* Problem requirements: Images should be left out, and everything else in the listing reproduced exactly.

***** Recorded information *****

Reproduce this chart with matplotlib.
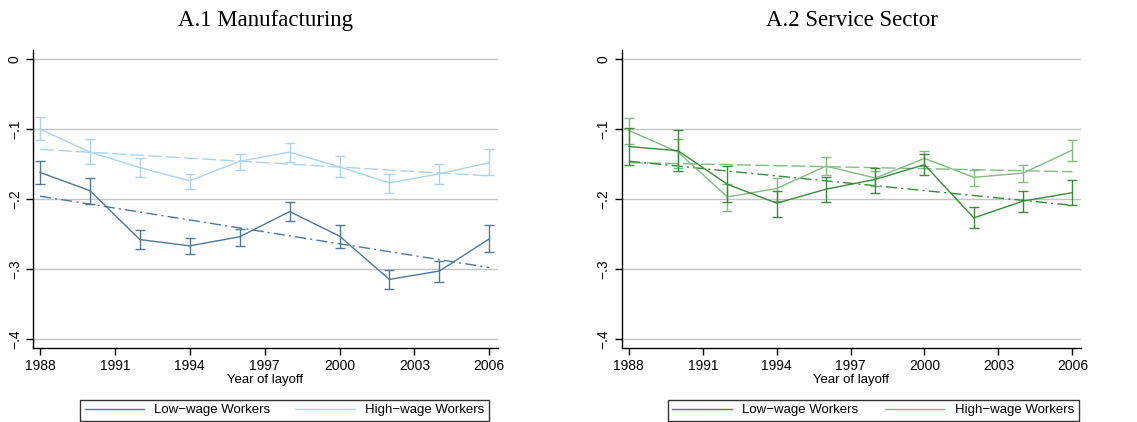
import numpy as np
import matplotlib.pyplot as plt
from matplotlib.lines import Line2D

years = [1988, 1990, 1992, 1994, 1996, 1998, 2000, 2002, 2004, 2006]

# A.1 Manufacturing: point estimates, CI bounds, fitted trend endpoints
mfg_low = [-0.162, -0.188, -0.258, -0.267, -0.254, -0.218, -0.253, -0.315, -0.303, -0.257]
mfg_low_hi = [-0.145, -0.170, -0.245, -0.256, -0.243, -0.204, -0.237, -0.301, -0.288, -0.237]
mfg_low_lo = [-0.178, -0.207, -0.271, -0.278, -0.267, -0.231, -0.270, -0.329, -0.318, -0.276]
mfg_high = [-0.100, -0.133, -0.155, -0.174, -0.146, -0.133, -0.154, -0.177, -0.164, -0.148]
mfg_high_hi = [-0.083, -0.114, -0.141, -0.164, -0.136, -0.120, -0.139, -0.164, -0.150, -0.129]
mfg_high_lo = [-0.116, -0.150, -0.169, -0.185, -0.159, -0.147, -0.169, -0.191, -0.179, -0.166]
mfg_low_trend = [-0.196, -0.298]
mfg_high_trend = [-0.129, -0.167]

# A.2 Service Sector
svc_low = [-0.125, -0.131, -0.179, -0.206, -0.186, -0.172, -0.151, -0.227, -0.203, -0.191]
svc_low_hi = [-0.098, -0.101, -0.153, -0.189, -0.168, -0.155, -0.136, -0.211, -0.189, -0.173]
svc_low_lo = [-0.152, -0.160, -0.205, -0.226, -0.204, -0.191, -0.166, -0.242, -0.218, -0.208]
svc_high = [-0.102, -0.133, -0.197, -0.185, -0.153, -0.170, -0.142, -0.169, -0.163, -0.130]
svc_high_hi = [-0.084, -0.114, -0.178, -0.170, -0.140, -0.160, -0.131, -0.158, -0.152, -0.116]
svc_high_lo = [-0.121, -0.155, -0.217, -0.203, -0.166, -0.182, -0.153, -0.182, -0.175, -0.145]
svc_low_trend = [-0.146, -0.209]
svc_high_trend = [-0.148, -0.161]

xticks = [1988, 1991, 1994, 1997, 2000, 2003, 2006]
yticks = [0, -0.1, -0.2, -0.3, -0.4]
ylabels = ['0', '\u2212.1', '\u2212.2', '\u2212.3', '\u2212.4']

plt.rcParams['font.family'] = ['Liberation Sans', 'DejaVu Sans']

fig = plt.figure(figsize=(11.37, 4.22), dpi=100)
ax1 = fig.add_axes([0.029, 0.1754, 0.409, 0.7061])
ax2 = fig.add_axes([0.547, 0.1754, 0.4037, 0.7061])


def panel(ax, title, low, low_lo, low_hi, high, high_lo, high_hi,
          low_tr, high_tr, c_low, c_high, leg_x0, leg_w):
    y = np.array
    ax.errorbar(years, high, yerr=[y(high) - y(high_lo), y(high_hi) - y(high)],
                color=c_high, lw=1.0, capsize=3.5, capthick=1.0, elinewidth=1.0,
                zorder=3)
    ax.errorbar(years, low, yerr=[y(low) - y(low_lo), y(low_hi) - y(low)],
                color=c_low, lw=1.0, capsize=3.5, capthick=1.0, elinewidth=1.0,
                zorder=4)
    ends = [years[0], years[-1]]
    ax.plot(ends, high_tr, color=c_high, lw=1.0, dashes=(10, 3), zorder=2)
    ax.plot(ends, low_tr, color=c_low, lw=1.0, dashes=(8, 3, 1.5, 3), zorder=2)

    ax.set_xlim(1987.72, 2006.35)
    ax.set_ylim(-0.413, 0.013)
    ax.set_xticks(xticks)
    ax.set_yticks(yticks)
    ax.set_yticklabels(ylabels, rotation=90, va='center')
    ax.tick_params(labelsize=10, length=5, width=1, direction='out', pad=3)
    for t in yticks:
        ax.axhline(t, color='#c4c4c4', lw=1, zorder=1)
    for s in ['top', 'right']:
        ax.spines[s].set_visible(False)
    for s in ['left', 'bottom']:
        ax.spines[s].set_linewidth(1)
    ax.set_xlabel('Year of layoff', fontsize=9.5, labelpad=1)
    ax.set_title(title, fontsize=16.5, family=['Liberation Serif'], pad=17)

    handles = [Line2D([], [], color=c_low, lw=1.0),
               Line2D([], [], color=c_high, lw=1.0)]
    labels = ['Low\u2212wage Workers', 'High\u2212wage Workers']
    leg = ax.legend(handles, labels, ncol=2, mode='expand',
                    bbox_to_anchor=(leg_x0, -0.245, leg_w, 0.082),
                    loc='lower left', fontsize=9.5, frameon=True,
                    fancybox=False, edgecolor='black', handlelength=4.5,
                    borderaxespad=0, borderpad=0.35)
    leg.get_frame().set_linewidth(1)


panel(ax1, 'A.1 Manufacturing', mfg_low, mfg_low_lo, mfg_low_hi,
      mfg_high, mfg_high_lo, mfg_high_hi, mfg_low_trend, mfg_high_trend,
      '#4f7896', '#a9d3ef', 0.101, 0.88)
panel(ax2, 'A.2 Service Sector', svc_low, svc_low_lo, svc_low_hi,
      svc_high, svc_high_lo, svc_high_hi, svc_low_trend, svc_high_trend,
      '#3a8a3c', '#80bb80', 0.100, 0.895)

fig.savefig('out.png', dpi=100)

*****

* Response to this exercise:
Reproduce this chart with matplotlib.
import numpy as np
import matplotlib.pyplot as plt
from matplotlib.lines import Line2D

years = [1988, 1990, 1992, 1994, 1996, 1998, 2000, 2002, 2004, 2006]

# A.1 Manufacturing: point estimates, CI bounds, fitted trend endpoints
mfg_low = [-0.162, -0.188, -0.258, -0.267, -0.254, -0.218, -0.253, -0.315, -0.303, -0.257]
mfg_low_hi = [-0.145, -0.170, -0.245, -0.256, -0.243, -0.204, -0.237, -0.301, -0.288, -0.237]
mfg_low_lo = [-0.178, -0.207, -0.271, -0.278, -0.267, -0.231, -0.270, -0.329, -0.318, -0.276]
mfg_high = [-0.100, -0.133, -0.155, -0.174, -0.146, -0.133, -0.154, -0.177, -0.164, -0.148]
mfg_high_hi = [-0.083, -0.114, -0.141, -0.164, -0.136, -0.120, -0.139, -0.164, -0.150, -0.129]
mfg_high_lo = [-0.116, -0.150, -0.169, -0.185, -0.159, -0.147, -0.169, -0.191, -0.179, -0.166]
mfg_low_trend = [-0.196, -0.298]
mfg_high_trend = [-0.129, -0.167]

# A.2 Service Sector
svc_low = [-0.125, -0.131, -0.179, -0.206, -0.186, -0.172, -0.151, -0.227, -0.203, -0.191]
svc_low_hi = [-0.098, -0.101, -0.153, -0.189, -0.168, -0.155, -0.136, -0.211, -0.189, -0.173]
svc_low_lo = [-0.152, -0.160, -0.205, -0.226, -0.204, -0.191, -0.166, -0.242, -0.218, -0.208]
svc_high = [-0.102, -0.133, -0.197, -0.185, -0.153, -0.170, -0.142, -0.169, -0.163, -0.130]
svc_high_hi = [-0.084, -0.114, -0.178, -0.170, -0.140, -0.160, -0.131, -0.158, -0.152, -0.116]
svc_high_lo = [-0.121, -0.155, -0.217, -0.203, -0.166, -0.182, -0.153, -0.182, -0.175, -0.145]
svc_low_trend = [-0.146, -0.209]
svc_high_trend = [-0.148, -0.161]

xticks = [1988, 1991, 1994, 1997, 2000, 2003, 2006]
yticks = [0, -0.1, -0.2, -0.3, -0.4]
ylabels = ['0', '\u2212.1', '\u2212.2', '\u2212.3', '\u2212.4']

plt.rcParams['font.family'] = ['Liberation Sans', 'DejaVu Sans']

fig = plt.figure(figsize=(11.37, 4.22), dpi=100)
ax1 = fig.add_axes([0.029, 0.1754, 0.409, 0.7061])
ax2 = fig.add_axes([0.547, 0.1754, 0.4037, 0.7061])


def panel(ax, title, low, low_lo, low_hi, high, high_lo, high_hi,
          low_tr, high_tr, c_low, c_high, leg_x0, leg_w):
    y = np.array
    ax.errorbar(years, high, yerr=[y(high) - y(high_lo), y(high_hi) - y(high)],
                color=c_high, lw=1.0, capsize=3.5, capthick=1.0, elinewidth=1.0,
                zorder=3)
    ax.errorbar(years, low, yerr=[y(low) - y(low_lo), y(low_hi) - y(low)],
                color=c_low, lw=1.0, capsize=3.5, capthick=1.0, elinewidth=1.0,
                zorder=4)
    ends = [years[0], years[-1]]
    ax.plot(ends, high_tr, color=c_high, lw=1.0, dashes=(10, 3), zorder=2)
    ax.plot(ends, low_tr, color=c_low, lw=1.0, dashes=(8, 3, 1.5, 3), zorder=2)

    ax.set_xlim(1987.72, 2006.35)
    ax.set_ylim(-0.413, 0.013)
    ax.set_xticks(xticks)
    ax.set_yticks(yticks)
    ax.set_yticklabels(ylabels, rotation=90, va='center')
    ax.tick_params(labelsize=10, length=5, width=1, direction='out', pad=3)
    for t in yticks:
        ax.axhline(t, color='#c4c4c4', lw=1, zorder=1)
    for s in ['top', 'right']:
        ax.spines[s].set_visible(False)
    for s in ['left', 'bottom']:
        ax.spines[s].set_linewidth(1)
    ax.set_xlabel('Year of layoff', fontsize=9.5, labelpad=1)
    ax.set_title(title, fontsize=16.5, family=['Liberation Serif'], pad=17)

    handles = [Line2D([], [], color=c_low, lw=1.0),
               Line2D([], [], color=c_high, lw=1.0)]
    labels = ['Low\u2212wage Workers', 'High\u2212wage Workers']
    leg = ax.legend(handles, labels, ncol=2, mode='expand',
                    bbox_to_anchor=(leg_x0, -0.245, leg_w, 0.082),
                    loc='lower left', fontsize=9.5, frameon=True,
                    fancybox=False, edgecolor='black', handlelength=4.5,
                    borderaxespad=0, borderpad=0.35)
    leg.get_frame().set_linewidth(1)


panel(ax1, 'A.1 Manufacturing', mfg_low, mfg_low_lo, mfg_low_hi,
      mfg_high, mfg_high_lo, mfg_high_hi, mfg_low_trend, mfg_high_trend,
      '#4f7896', '#a9d3ef', 0.101, 0.88)
panel(ax2, 'A.2 Service Sector', svc_low, svc_low_lo, svc_low_hi,
      svc_high, svc_high_lo, svc_high_hi, svc_low_trend, svc_high_trend,
      '#3a8a3c', '#80bb80', 0.100, 0.895)

fig.savefig('out.png', dpi=100)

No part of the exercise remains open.